Document Hash comes with the guarantees of integrity of WebPackages but the ability for the author’s server to distribute it’s self and integrity guarantees to the referrer. Document Hash is the SHA256 hash of the dom elements of the document.
Higher level overview of how it works:
Inside the <a>
element a sha256 hash attribute is added.
example <a hash="SHA256:d04b98f48e8f8bcc15c6ae5ac050801cd6dcfd428fb5f9e65c4e16e7807340fa">
This means that the page that will open once <a>
element is clicked is guaranteed to have the same document hash.

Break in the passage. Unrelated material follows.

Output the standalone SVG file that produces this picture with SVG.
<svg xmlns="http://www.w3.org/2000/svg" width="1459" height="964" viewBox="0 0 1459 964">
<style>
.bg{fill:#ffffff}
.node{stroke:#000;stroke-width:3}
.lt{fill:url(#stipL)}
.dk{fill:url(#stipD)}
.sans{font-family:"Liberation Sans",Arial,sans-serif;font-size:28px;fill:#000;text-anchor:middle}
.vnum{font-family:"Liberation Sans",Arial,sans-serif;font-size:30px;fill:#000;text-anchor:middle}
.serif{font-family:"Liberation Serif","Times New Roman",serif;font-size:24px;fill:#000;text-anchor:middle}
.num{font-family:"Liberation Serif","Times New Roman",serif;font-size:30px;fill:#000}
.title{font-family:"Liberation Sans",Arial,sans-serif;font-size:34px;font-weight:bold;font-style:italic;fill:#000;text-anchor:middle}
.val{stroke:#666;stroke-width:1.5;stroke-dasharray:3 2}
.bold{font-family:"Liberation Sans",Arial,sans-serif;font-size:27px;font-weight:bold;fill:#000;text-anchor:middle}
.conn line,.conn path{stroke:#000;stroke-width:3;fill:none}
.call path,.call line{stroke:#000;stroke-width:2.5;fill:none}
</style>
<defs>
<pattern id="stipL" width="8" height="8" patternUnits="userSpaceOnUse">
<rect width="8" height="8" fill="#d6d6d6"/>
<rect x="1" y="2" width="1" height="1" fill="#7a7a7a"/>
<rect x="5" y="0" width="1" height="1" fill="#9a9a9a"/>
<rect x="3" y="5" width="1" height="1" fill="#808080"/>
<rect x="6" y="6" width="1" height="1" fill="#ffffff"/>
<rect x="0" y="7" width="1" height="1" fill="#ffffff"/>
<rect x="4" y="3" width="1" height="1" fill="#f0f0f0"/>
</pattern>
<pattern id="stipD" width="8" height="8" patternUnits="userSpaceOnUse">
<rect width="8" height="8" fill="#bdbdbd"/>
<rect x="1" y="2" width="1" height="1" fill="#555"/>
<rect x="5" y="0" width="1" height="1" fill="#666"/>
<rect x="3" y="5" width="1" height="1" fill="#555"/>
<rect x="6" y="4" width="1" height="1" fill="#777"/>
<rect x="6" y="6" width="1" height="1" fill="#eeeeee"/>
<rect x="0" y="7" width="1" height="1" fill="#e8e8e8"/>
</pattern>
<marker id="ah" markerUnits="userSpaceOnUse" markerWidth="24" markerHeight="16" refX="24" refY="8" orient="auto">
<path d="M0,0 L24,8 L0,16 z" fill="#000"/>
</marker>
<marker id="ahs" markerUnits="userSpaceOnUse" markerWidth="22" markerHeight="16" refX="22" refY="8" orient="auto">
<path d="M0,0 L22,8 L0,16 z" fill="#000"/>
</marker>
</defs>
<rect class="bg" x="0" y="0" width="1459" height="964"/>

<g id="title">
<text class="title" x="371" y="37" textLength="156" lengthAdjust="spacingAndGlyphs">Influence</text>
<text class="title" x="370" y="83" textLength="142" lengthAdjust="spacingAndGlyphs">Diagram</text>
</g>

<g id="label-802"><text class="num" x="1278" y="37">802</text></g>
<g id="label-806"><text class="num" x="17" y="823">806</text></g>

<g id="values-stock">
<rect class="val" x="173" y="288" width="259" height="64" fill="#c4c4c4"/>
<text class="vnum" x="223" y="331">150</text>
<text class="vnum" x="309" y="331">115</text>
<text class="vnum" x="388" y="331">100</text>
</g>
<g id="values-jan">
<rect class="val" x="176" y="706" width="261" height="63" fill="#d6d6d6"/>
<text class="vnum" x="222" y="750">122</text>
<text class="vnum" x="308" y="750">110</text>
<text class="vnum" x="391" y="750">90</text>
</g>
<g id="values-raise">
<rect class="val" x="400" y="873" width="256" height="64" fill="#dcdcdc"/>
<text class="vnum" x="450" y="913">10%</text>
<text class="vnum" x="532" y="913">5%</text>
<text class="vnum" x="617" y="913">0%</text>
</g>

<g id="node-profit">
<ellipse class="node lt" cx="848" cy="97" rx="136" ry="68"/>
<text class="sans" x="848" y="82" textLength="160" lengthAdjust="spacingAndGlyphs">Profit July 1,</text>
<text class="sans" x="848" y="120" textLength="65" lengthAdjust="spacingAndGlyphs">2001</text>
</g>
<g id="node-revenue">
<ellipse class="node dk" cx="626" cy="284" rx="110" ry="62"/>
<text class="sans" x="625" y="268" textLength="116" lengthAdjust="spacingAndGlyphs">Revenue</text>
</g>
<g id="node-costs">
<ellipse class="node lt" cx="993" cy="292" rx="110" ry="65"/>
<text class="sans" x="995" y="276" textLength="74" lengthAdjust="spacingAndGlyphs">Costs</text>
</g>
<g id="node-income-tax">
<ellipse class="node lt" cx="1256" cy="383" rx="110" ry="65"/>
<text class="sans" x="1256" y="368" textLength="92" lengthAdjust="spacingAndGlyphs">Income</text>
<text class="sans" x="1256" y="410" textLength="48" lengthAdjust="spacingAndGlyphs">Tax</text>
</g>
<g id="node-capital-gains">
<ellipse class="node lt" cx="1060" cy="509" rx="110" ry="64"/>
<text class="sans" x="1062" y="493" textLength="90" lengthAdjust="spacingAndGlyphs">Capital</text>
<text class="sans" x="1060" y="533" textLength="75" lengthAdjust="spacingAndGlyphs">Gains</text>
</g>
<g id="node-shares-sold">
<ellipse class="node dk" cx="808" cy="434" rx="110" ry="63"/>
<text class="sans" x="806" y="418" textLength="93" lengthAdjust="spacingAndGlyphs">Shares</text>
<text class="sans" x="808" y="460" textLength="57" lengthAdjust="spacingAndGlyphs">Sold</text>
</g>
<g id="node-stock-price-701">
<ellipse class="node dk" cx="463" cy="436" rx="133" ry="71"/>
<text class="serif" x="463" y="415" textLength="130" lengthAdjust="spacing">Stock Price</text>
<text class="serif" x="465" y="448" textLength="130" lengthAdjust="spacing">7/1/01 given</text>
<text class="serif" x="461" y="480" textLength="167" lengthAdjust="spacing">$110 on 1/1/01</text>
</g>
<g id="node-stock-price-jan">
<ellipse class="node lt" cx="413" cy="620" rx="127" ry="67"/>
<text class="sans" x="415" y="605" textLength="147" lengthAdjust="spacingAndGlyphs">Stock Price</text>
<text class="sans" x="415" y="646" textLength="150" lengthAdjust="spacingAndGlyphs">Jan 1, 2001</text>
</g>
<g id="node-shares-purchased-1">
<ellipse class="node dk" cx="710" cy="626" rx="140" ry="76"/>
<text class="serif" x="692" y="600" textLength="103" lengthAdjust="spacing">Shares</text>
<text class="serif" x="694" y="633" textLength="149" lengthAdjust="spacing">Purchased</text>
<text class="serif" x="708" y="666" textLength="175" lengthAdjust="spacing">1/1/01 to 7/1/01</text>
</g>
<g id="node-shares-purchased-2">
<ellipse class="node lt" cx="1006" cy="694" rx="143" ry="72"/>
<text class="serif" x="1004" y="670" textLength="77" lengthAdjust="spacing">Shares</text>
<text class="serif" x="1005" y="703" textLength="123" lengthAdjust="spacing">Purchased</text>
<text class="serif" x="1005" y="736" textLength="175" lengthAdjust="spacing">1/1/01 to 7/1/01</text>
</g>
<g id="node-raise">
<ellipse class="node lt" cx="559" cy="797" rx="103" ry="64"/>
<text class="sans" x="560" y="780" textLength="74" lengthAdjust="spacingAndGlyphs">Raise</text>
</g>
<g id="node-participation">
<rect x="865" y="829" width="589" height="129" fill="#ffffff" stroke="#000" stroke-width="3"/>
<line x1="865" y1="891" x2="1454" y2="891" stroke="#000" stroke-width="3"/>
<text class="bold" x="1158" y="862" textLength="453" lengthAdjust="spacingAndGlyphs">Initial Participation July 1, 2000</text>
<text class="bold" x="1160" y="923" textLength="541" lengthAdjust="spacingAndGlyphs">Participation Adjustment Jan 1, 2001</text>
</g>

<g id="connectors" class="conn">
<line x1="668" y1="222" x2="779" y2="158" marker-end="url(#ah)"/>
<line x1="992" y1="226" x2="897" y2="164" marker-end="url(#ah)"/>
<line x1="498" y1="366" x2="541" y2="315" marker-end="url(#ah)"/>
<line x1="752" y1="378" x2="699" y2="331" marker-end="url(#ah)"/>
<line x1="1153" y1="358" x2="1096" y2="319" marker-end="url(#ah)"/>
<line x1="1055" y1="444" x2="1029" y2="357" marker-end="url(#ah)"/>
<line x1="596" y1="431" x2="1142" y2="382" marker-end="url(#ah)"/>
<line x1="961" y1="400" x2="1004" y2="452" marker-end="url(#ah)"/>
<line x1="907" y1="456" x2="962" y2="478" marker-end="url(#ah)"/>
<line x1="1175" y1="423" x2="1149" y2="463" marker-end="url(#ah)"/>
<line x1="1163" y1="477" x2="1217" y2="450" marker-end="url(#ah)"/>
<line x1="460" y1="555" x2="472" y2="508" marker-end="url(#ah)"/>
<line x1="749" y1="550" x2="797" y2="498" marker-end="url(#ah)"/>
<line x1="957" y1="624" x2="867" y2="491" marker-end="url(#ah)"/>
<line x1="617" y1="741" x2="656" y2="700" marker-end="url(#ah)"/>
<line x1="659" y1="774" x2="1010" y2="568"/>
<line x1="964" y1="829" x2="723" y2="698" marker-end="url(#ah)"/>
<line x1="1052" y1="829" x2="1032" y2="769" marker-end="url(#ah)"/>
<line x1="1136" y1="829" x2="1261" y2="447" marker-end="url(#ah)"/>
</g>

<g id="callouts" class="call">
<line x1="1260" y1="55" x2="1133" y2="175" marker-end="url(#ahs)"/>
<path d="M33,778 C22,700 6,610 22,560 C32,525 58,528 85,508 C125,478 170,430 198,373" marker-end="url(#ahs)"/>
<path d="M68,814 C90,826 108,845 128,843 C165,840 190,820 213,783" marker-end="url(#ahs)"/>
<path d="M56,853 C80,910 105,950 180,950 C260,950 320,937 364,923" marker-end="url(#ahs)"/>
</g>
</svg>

Once the user clicks on another link on the document, the hash limits are removed.
Every hash attribute starts with the name of the hashing algorithm.

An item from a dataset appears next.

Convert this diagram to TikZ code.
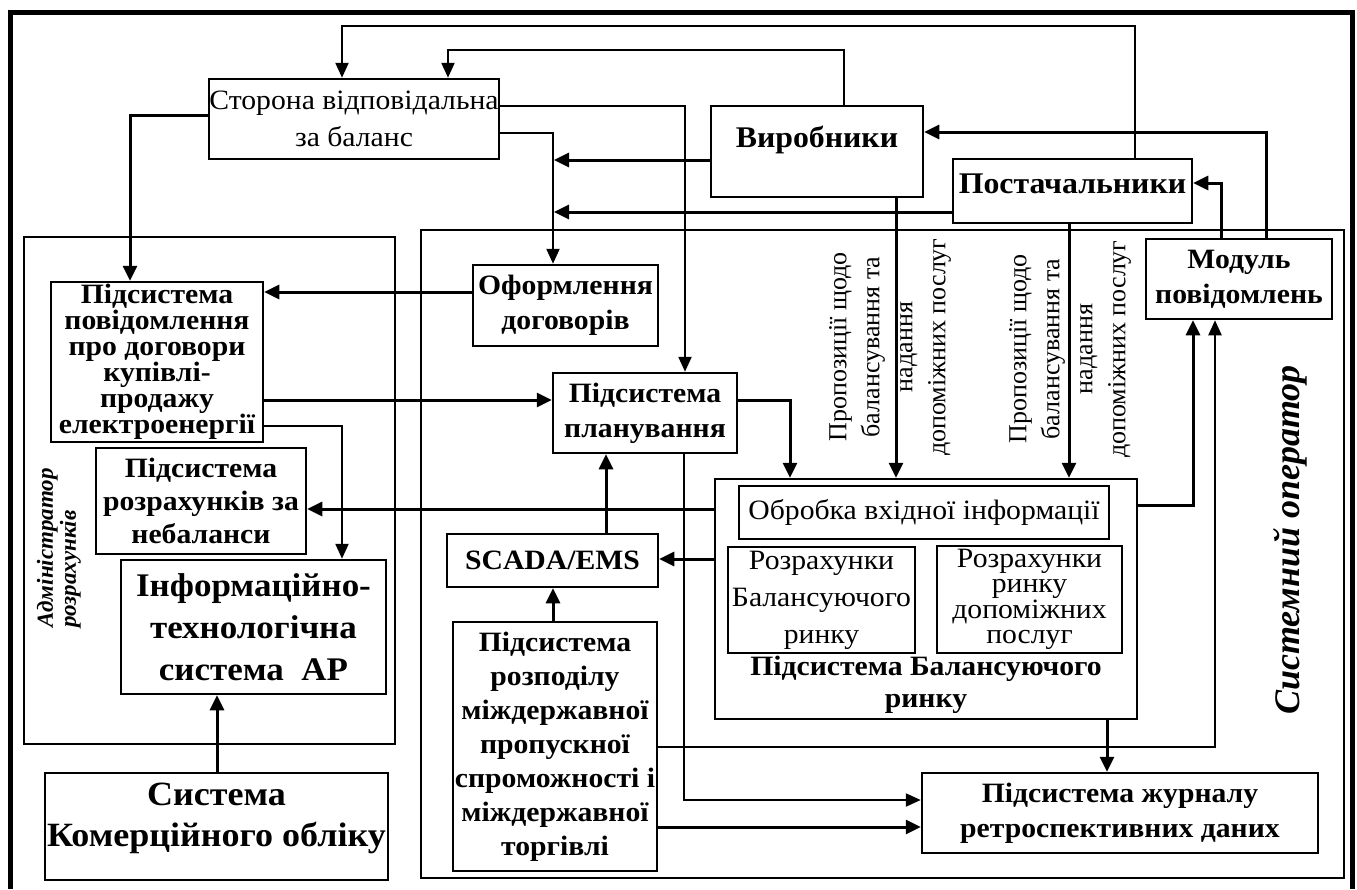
\documentclass[tikz,border=0pt]{standalone}
\usepackage{fontspec}
\setmainfont{Liberation Serif}[FakeStretch=1.06]
\newfontfamily\vfont{Liberation Serif}
\usetikzlibrary{arrows.meta}
\tikzset{
  bx/.style={draw, line width=2.5pt, inner sep=0pt, align=center},
  fr/.style={draw, line width=2.2pt, inner sep=0pt},
  thin/.style={line width=2.3pt, -{Triangle[length=15pt,width=13pt]}},
  thick/.style={line width=3pt, -{Triangle[length=15pt,width=14pt]}},
  rg/.style={font=\fontsize{28}{37}\selectfont},
  bd/.style={font=\fontsize{28}{35}\selectfont\bfseries},
  vt/.style={rotate=90, align=center, font=\vfont\fontsize{26}{33}\selectfont},
}
\begin{document}
\begin{tikzpicture}[x=1pt,y=-1pt]
\useasboundingbox (0,0) rectangle (1357,889);
\draw[line width=5pt] (10,889) -- (10,12.5) -- (1352,12.5) -- (1352,889);
% frames
\node[fr, minimum width=371, minimum height=507] (adm) at (209.5,490.5) {};
\node[fr, minimum width=923, minimum height=648] (so) at (882.5,554) {};
\node[rotate=90, align=left, font=\vfont\fontsize{23}{23}\selectfont\bfseries\itshape] (admt) at (59,548) {Адміністратор\\розрахунків};
\node[rotate=90, font=\vfont\fontsize{36}{36}\selectfont\bfseries\itshape] (sot) at (1290,540) {Системний оператор};
% boxes
\node[bx, rg, minimum width=290, minimum height=80] (sb) at (354,119) {Сторона відповідальна\\за баланс};
\node[bx, minimum width=212, minimum height=91] (vyr) at (817,151.5) {};
\node[font=\fontsize{30}{30}\selectfont\bfseries] (vyrt) at (817,140) {Виробники};
\node[bx, minimum width=239, minimum height=64] (post) at (1072.5,191) {};
\node[font=\fontsize{30}{30}\selectfont\bfseries] (postt) at (1072.5,184) {Постачальники};
\node[bx, bd, minimum width=186, minimum height=80] (mod) at (1239,279) {Модуль\\повідомлень};
\node[bx, font=\fontsize{28}{26}\selectfont\bfseries, minimum width=212, minimum height=160] (pov) at (157,362) {Підсистема\\повідомлення\\про договори\\купівлі-\\продажу\\електроенергії};
\node[bx, font=\fontsize{28}{33}\selectfont\bfseries, minimum width=210, minimum height=106] (rozr) at (201,501) {Підсистема\\розрахунків за\\небаланси};
\node[bx, font=\fontsize{33}{42}\selectfont\bfseries, minimum width=265, minimum height=134] (info) at (253.5,627) {Інформаційно-\\технологічна\\система\ \ АР};
\node[bx, minimum width=343, minimum height=107] (kom) at (216.5,826.5) {};
\node[font=\fontsize{34}{41}\selectfont\bfseries, align=center] (komt) at (216.5,818) {Система\\Комерційного обліку};
\node[bx, bd, minimum width=185, minimum height=81] (ofo) at (565.5,305.5) {Оформлення\\договорів};
\node[bx, bd, minimum width=184, minimum height=80] (plan) at (645,413) {Підсистема\\планування};
\node[bx, bd, minimum width=211, minimum height=53] (scada) at (552.5,560.5) {SCADA/EMS};
\node[bx, font=\fontsize{28}{34}\selectfont\bfseries, minimum width=204, minimum height=249] (rozp) at (555,746.5) {Підсистема\\розподілу\\міждержавної\\пропускної\\спроможності і\\міждержавної\\торгівлі};
\node[bx, minimum width=422, minimum height=240] (bal) at (926,599) {};
\node[bx, rg, minimum width=370, minimum height=53] (obr) at (924,512.5) {Обробка вхідної інформації};
\node[bx, rg, minimum width=187, minimum height=106] (rbr) at (821.5,600) {Розрахунки\\Балансуючого\\ринку};
\node[bx, font=\fontsize{28}{25.5}\selectfont, minimum width=185, minimum height=107] (rdp) at (1029.5,599.5) {Розрахунки\\ринку\\допоміжних\\послуг};
\node[font=\fontsize{28}{32}\selectfont\bfseries, align=center] (balt) at (926,685) {Підсистема Балансуючого\\ринку};
\node[bx, bd, minimum width=396, minimum height=80] (jur) at (1120,813) {Підсистема журналу\\ретроспективних даних};
% vertical labels
\node[vt] (pr1) at (890,347) {Пропозиції щодо\\балансування та\\надання\\допоміжних послуг};
\node[vt] (pr2) at (1070,349) {Пропозиції щодо\\балансування та\\надання\\допоміжних послуг};
% connectors
\draw[thin] (post.north -| 1135,0) -- (1135,26) -| (sb.north -| 342,0);
\draw[thin] (vyr.north -| 844,0) -- (844,50) -| (sb.north -| 448,0);
\draw[thick] (sb.west |- 0,115) -| (pov.north -| 130,0);
\draw[thin] (sb.east |- 0,106) -| (plan.north -| 685,0);
\draw[thin] (sb.east |- 0,133) -| (ofo.north -| 553,0);
\draw[thick] (vyr.west |- 0,160) -- (554,160);
\draw[thick] (post.west |- 0,212) -- (554,212);
\draw[thick] (vyr.south -| 896,0) -- (bal.north -| 896,0);
\draw[thick] (post.south -| 1069,0) -- (bal.north -| 1069,0);
\draw[thick] (mod.north -| 1221,0) |- (post.east |- 0,183);
\draw[thick] (mod.north -| 1266,0) |- (vyr.east |- 0,132);
\draw[thick] (ofo.west |- 0,292) -- (pov.east |- 0,292);
\draw[thick] (pov.east |- 0,400) -- (plan.west |- 0,400);
\draw[thin] (pov.east |- 0,426) -| (info.north -| 342,0);
\draw[thick] (bal.west |- 0,509) -- (rozr.east |- 0,509);
\draw[thick] (bal.west |- 0,559) -- (scada.east |- 0,559);
\draw[thick] (scada.north -| 606,0) -- (plan.south -| 606,0);
\draw[thick] (rozp.north -| 553,0) -- (scada.south -| 553,0);
\draw[thick] (plan.east |- 0,400) -| (bal.north -| 790,0);
\draw[thin] (plan.south -| 684,0) |- (jur.west |- 0,800);
\draw[thick] (rozp.east |- 0,827) -- (jur.west |- 0,827);
\draw[thin] (rozp.east |- 0,747) -| (mod.south -| 1215,0);
\draw[thick] (bal.east |- 0,505) -| (mod.south -| 1193,0);
\draw[thick] (bal.south -| 1107,0) -- (jur.north -| 1107,0);
\draw[thick] (kom.north -| 217,0) -- (info.south -| 217,0);
\end{tikzpicture}
\end{document}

How to deal with when hashes don’t match? An fail attribute to <a>
can be added.
The fail attribute will have three properties.
- return
- ignore
- inform
example 1 and behavior.
<a href="http://example.com" hash="SHA256:d04b98f48e8f8bcc15c6ae5ac050801cd6dcfd428fb5f9e65c4e16e7807340fa" fail="return" >
What happens when example.com serves different element:
- User clicks on the element from google.com
- Browser attempts to download example.com document
- Hash are not the same hence hash check failed
- User automatically is redirected to google.com
example 2 and behavior:
<a href="http://example.com" hash="SHA256:d04b98f48e8f8bcc15c6ae5ac050801cd6dcfd428fb5f9e65c4e16e7807340fa" fail="ignore" >
What happens when example.com serves different element:
- User clicks on the element from google.com
- Browser attempts to download example.com document
- Hash are not the same hence hash check failed
- User stays on example.com and nothing happens
example 3 and behavior:
<a href="http://example.com" hash="SHA256:d04b98f48e8f8bcc15c6ae5ac050801cd6dcfd428fb5f9e65c4e16e7807340fa" fail="inform:https://google.com/fail?=blablabla" >
What happens when example.com serves different element:
- User clicks on the element from google.com
- Browser attempts to download example.com document
- Hash are not the same hence hash check failed
- User stays on example.com and browser informs google.com that hash did not match.
What about canvas and iframe elements?
Nothing.
Document Hash means that dom nodes and document’s content is hashed. However the content of canvas and iframe are not a part of the hash and they can be dynamic even when parent document hash is same.
What about external scripts?
Nothing.
Google can require external script element to have the integrity attribute which is part of dom hence must be part of document hash.
Unexpected benefits in-case external scripts have hash attribute: Cache based tracking would be reduced.